Data excerpt:
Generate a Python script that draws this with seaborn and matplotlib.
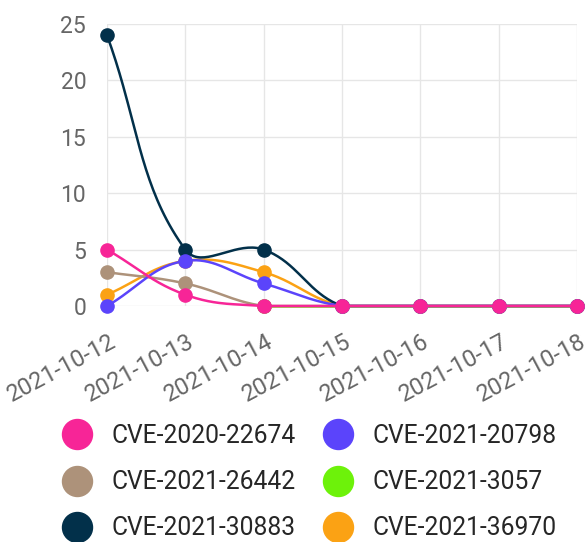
import numpy as np
import pandas as pd
import matplotlib
matplotlib.use("Agg")
import matplotlib.pyplot as plt
import matplotlib.transforms as mtransforms
from matplotlib.lines import Line2D
import seaborn as sns

dates = ["2021-10-12", "2021-10-13", "2021-10-14", "2021-10-15",
         "2021-10-16", "2021-10-17", "2021-10-18"]

nan = np.nan
cve_2020_22674 = [5, 1, 0, 0, 0, 0, 0]
cve_2021_20798 = [0, 4, 2, 0, 0, 0, 0]
cve_2021_26442 = [3, 2, 0, 0, 0, 0, 0]
cve_2021_3057 = [nan, nan, 0, 0, 0, 0, 0]
cve_2021_30883 = [24, 5, 5, 0, 0, 0, 0]
cve_2021_36970 = [1, 4, 3, 0, 0, 0, 0]

names = ["CVE-2020-22674", "CVE-2021-20798", "CVE-2021-26442",
         "CVE-2021-3057", "CVE-2021-30883", "CVE-2021-36970"]
values = [cve_2020_22674, cve_2021_20798, cve_2021_26442,
          cve_2021_3057, cve_2021_30883, cve_2021_36970]
colors = ["#f72597", "#5b44fb", "#ad927a", "#6df20a", "#02304a", "#fba214"]

y_ticks = [0, 5, 10, 15, 20, 25]


def spline(xs, ys, sx, sy, xmax, ymax, tension=0.4, steps=40):
    # bezier curve through the points, control points worked out in pixel space
    n = len(ys)
    px = np.asarray(xs, dtype=float) * sx
    py = np.asarray(ys, dtype=float) * sy
    before, after = [], []
    for i in range(n):
        p, q = max(i - 1, 0), min(i + 1, n - 1)
        d01 = np.hypot(px[i] - px[p], py[i] - py[p])
        d12 = np.hypot(px[q] - px[i], py[q] - py[i])
        tot = d01 + d12
        fa = tension * (d01 / tot if tot else 0)
        fb = tension * (d12 / tot if tot else 0)
        dx, dy = px[q] - px[p], py[q] - py[p]
        c0 = [px[i] - fa * dx, py[i] - fa * dy]
        c1 = [px[i] + fb * dx, py[i] + fb * dy]
        for c in (c0, c1):
            c[0] = min(max(c[0], 0), xmax * sx)
            c[1] = min(max(c[1], 0), ymax * sy)
        before.append(c0)
        after.append(c1)
    t = np.linspace(0, 1, steps)[:, None]
    out = []
    for i in range(n - 1):
        p0 = np.array([px[i], py[i]])
        p3 = np.array([px[i + 1], py[i + 1]])
        p1 = np.array(after[i])
        p2 = np.array(before[i + 1])
        seg = ((1 - t) ** 3) * p0 + 3 * ((1 - t) ** 2) * t * p1 \
            + 3 * (1 - t) * t ** 2 * p2 + t ** 3 * p3
        out.append(seg)
    out = np.vstack(out)
    return out[:, 0] / sx, out[:, 1] / sy


sns.set_style("white")
plt.rcParams["font.family"] = ["Roboto", "DejaVu Sans"]

fig = plt.figure(figsize=(5.87, 5.42), dpi=100)
ax = fig.add_axes([107 / 587, 1 - 306 / 542, 470 / 587, 282 / 542])

x_pos = np.arange(len(dates))
px_per_day = 470 / 6
px_per_unit = 282 / 25

# first dataset ends up on top
for k in range(len(names) - 1, -1, -1):
    v = np.asarray(values[k], dtype=float)
    ok = ~np.isnan(v)
    cx, cy = spline(x_pos[ok], v[ok], px_per_day, px_per_unit, 6, 25)
    sns.lineplot(x=cx, y=cy, sort=False, estimator=None, color=colors[k],
                 lw=1.8, ax=ax, clip_on=False, zorder=3 + 2 * (5 - k))
    sns.scatterplot(x=x_pos[ok], y=v[ok], color=colors[k], s=90,
                    edgecolor=colors[k], linewidth=1, ax=ax, clip_on=False,
                    zorder=4 + 2 * (5 - k))

ax.set_xlim(0, 6)
ax.set_ylim(0, 25)
ax.set_xticks(x_pos)
ax.set_xticklabels(dates)
ax.set_yticks(y_ticks)
ax.set_yticklabels([str(v) for v in y_ticks])
ax.set_xlabel("")
ax.set_ylabel("")
for s in ax.spines.values():
    s.set_visible(False)
ax.grid(True, color="#e6e6e6", lw=1)
ax.tick_params(axis="y", length=10, width=1, color="#e6e6e6", pad=5,
               labelsize=16.5, labelcolor="#666666")
ax.tick_params(axis="x", length=8.6, width=1, color="#e6e6e6", pad=9,
               labelsize=17, labelcolor="#666666")

shift = mtransforms.ScaledTranslation(2 / 100, 0, fig.dpi_scale_trans)
for lab in ax.get_xticklabels():
    lab.set_rotation(28)
    lab.set_ha("right")
    lab.set_va("top")
    lab.set_rotation_mode("anchor")
    lab.set_transform(lab.get_transform() + shift)

# legend is filled column by column
order = [0, 2, 4, 1, 3, 5]
handles = [Line2D([], [], ls="none", marker="o", markersize=21.6,
                  color=colors[i], markeredgecolor=colors[i]) for i in order]
fig.legend(handles, [names[i] for i in order], ncol=2, frameon=False,
           loc="upper left", bbox_to_anchor=(0.1097, 0.2177), borderpad=0,
           fontsize=17.7, handlelength=1.0, handletextpad=0.92,
           columnspacing=1.2, labelspacing=0.9, borderaxespad=0)

fig.savefig("out.png", dpi=100)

Brief: Repeat the data in full and exactly. Omit pictures.

Written solution:
Generate a Python script that draws this with seaborn and matplotlib.
import numpy as np
import pandas as pd
import matplotlib
matplotlib.use("Agg")
import matplotlib.pyplot as plt
import matplotlib.transforms as mtransforms
from matplotlib.lines import Line2D
import seaborn as sns

dates = ["2021-10-12", "2021-10-13", "2021-10-14", "2021-10-15",
         "2021-10-16", "2021-10-17", "2021-10-18"]

nan = np.nan
cve_2020_22674 = [5, 1, 0, 0, 0, 0, 0]
cve_2021_20798 = [0, 4, 2, 0, 0, 0, 0]
cve_2021_26442 = [3, 2, 0, 0, 0, 0, 0]
cve_2021_3057 = [nan, nan, 0, 0, 0, 0, 0]
cve_2021_30883 = [24, 5, 5, 0, 0, 0, 0]
cve_2021_36970 = [1, 4, 3, 0, 0, 0, 0]

names = ["CVE-2020-22674", "CVE-2021-20798", "CVE-2021-26442",
         "CVE-2021-3057", "CVE-2021-30883", "CVE-2021-36970"]
values = [cve_2020_22674, cve_2021_20798, cve_2021_26442,
          cve_2021_3057, cve_2021_30883, cve_2021_36970]
colors = ["#f72597", "#5b44fb", "#ad927a", "#6df20a", "#02304a", "#fba214"]

y_ticks = [0, 5, 10, 15, 20, 25]


def spline(xs, ys, sx, sy, xmax, ymax, tension=0.4, steps=40):
    # bezier curve through the points, control points worked out in pixel space
    n = len(ys)
    px = np.asarray(xs, dtype=float) * sx
    py = np.asarray(ys, dtype=float) * sy
    before, after = [], []
    for i in range(n):
        p, q = max(i - 1, 0), min(i + 1, n - 1)
        d01 = np.hypot(px[i] - px[p], py[i] - py[p])
        d12 = np.hypot(px[q] - px[i], py[q] - py[i])
        tot = d01 + d12
        fa = tension * (d01 / tot if tot else 0)
        fb = tension * (d12 / tot if tot else 0)
        dx, dy = px[q] - px[p], py[q] - py[p]
        c0 = [px[i] - fa * dx, py[i] - fa * dy]
        c1 = [px[i] + fb * dx, py[i] + fb * dy]
        for c in (c0, c1):
            c[0] = min(max(c[0], 0), xmax * sx)
            c[1] = min(max(c[1], 0), ymax * sy)
        before.append(c0)
        after.append(c1)
    t = np.linspace(0, 1, steps)[:, None]
    out = []
    for i in range(n - 1):
        p0 = np.array([px[i], py[i]])
        p3 = np.array([px[i + 1], py[i + 1]])
        p1 = np.array(after[i])
        p2 = np.array(before[i + 1])
        seg = ((1 - t) ** 3) * p0 + 3 * ((1 - t) ** 2) * t * p1 \
            + 3 * (1 - t) * t ** 2 * p2 + t ** 3 * p3
        out.append(seg)
    out = np.vstack(out)
    return out[:, 0] / sx, out[:, 1] / sy


sns.set_style("white")
plt.rcParams["font.family"] = ["Roboto", "DejaVu Sans"]

fig = plt.figure(figsize=(5.87, 5.42), dpi=100)
ax = fig.add_axes([107 / 587, 1 - 306 / 542, 470 / 587, 282 / 542])

x_pos = np.arange(len(dates))
px_per_day = 470 / 6
px_per_unit = 282 / 25

# first dataset ends up on top
for k in range(len(names) - 1, -1, -1):
    v = np.asarray(values[k], dtype=float)
    ok = ~np.isnan(v)
    cx, cy = spline(x_pos[ok], v[ok], px_per_day, px_per_unit, 6, 25)
    sns.lineplot(x=cx, y=cy, sort=False, estimator=None, color=colors[k],
                 lw=1.8, ax=ax, clip_on=False, zorder=3 + 2 * (5 - k))
    sns.scatterplot(x=x_pos[ok], y=v[ok], color=colors[k], s=90,
                    edgecolor=colors[k], linewidth=1, ax=ax, clip_on=False,
                    zorder=4 + 2 * (5 - k))

ax.set_xlim(0, 6)
ax.set_ylim(0, 25)
ax.set_xticks(x_pos)
ax.set_xticklabels(dates)
ax.set_yticks(y_ticks)
ax.set_yticklabels([str(v) for v in y_ticks])
ax.set_xlabel("")
ax.set_ylabel("")
for s in ax.spines.values():
    s.set_visible(False)
ax.grid(True, color="#e6e6e6", lw=1)
ax.tick_params(axis="y", length=10, width=1, color="#e6e6e6", pad=5,
               labelsize=16.5, labelcolor="#666666")
ax.tick_params(axis="x", length=8.6, width=1, color="#e6e6e6", pad=9,
               labelsize=17, labelcolor="#666666")

shift = mtransforms.ScaledTranslation(2 / 100, 0, fig.dpi_scale_trans)
for lab in ax.get_xticklabels():
    lab.set_rotation(28)
    lab.set_ha("right")
    lab.set_va("top")
    lab.set_rotation_mode("anchor")
    lab.set_transform(lab.get_transform() + shift)

# legend is filled column by column
order = [0, 2, 4, 1, 3, 5]
handles = [Line2D([], [], ls="none", marker="o", markersize=21.6,
                  color=colors[i], markeredgecolor=colors[i]) for i in order]
fig.legend(handles, [names[i] for i in order], ncol=2, frameon=False,
           loc="upper left", bbox_to_anchor=(0.1097, 0.2177), borderpad=0,
           fontsize=17.7, handlelength=1.0, handletextpad=0.92,
           columnspacing=1.2, labelspacing=0.9, borderaxespad=0)

fig.savefig("out.png", dpi=100)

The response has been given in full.